How did this become sacred?
Years ago, my mom asked me to help organize the storage room. Among holiday decorations and suitcases, I found three not-small boxes filled with mine and my brother's elementary and middle school art and school work. After negotiation and tears, we reduced it to one small box: 'Cole and Hunter's school and art that Mom wants to keep for some insane reason,' I wrote in Sharpie.
The box remained unopened until October 2024, a year or so after she died.
Decisions Delayed, Grief Displayed
“Do you want me to send you any of this stuff?” I asked my brother.
He laughed. “God, no. ” Understandable.
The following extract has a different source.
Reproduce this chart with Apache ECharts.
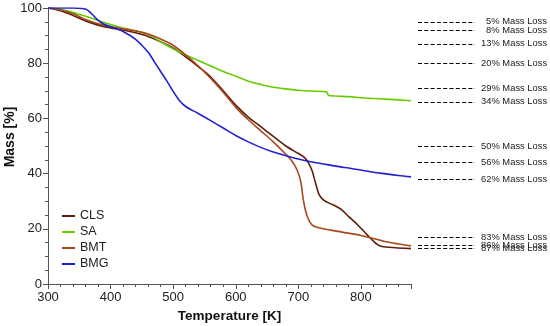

He lives on the other side of the country, has children of his own.
My dad’s response wasn’t much different.
He had saved his mementos of our childhood when he and our mom divorced decades ago.
I pulled everything out and stuffed it on a shelf, alongside the lopsided rope “vase” I’d made my mom in grade school, an effort to mimic the southwestern pottery she loved, and something my brother made with his initials all over it, something I’d deal with later.
Surely I’d be able to throw it all out eventually.
How We Keep What We Keep
Some things are easy to decide what to do with: certain items of clothing, jewelry, higher value art. It’s not that the stories of how people keep and use or display those items aren’t wonderful and moving, but I haven’t had to think terribly hard about what to do with my mom’s jewelry, while finding a note she wrote reminding herself to pick up something from the store stuck between the pages of a book? That I could agonize over for days.
Post-Its with my mom and grandma’s handwriting.
What Matters to You, Matters to Me?
This thought echoed in a conversation I overheard when my cousin Eliza called my dad. Her father had recently died, in his late 90s, only a year after her brother Stephen died from cancer. Their mother had been gone 20-some years. 'I'm finding all this stuff they kept from when we were in kindergarten in France. What am I supposed to do with it? It must have meant something if they kept it for 50 years.'
How do we decide what’s important? When does an object go from a thing, to something precious? When we were nomadic people, we had little choice as to what we could carry—what we needed to survive, to worship. The choice to carry something spoke volumes: I will carry this because it matters, even as space is limited, and miles are long.
It’s not so different now. Millennials are less likely to own a home than our parents and grandparents, and many live in smaller spaces than previous generations, meaning we don’t have the physical space to keep both family heirlooms, and our own childhood relics. In my most recent move (my third in as many years), I threw out my high school year books. After reviewing the inscriptions, only remembering a few of the names, I couldn’t understand why I’d carried them around for so long.
Throwing these things out can feel like losing someone all over again.
And yet, what am I supposed to do with this stuff?
And So
And that, to make a long story slightly less long, is the tangled root of Refrigerator Reliquary. The idea that the seemingly insignificant can suddenly become monumentally valuable when someone you love dies. The acknowledgement that sometimes we’re faced with the responsibility of managing objects our loved one valued dearly, but we just…don’t. Or can’t. But at the same time, disposing of feels like a betrayal to that person.
Throwing these things out can feel like losing someone all over again. And yet, what am I supposed to do with this stuff?
For now, it’s a rhetorical question.
For now, I will hang on to just a few more things, like this lopsided vase, and a pile of artwork my brother and I created and my mom held on to, and share the story of its creation, and the love my mom had for it.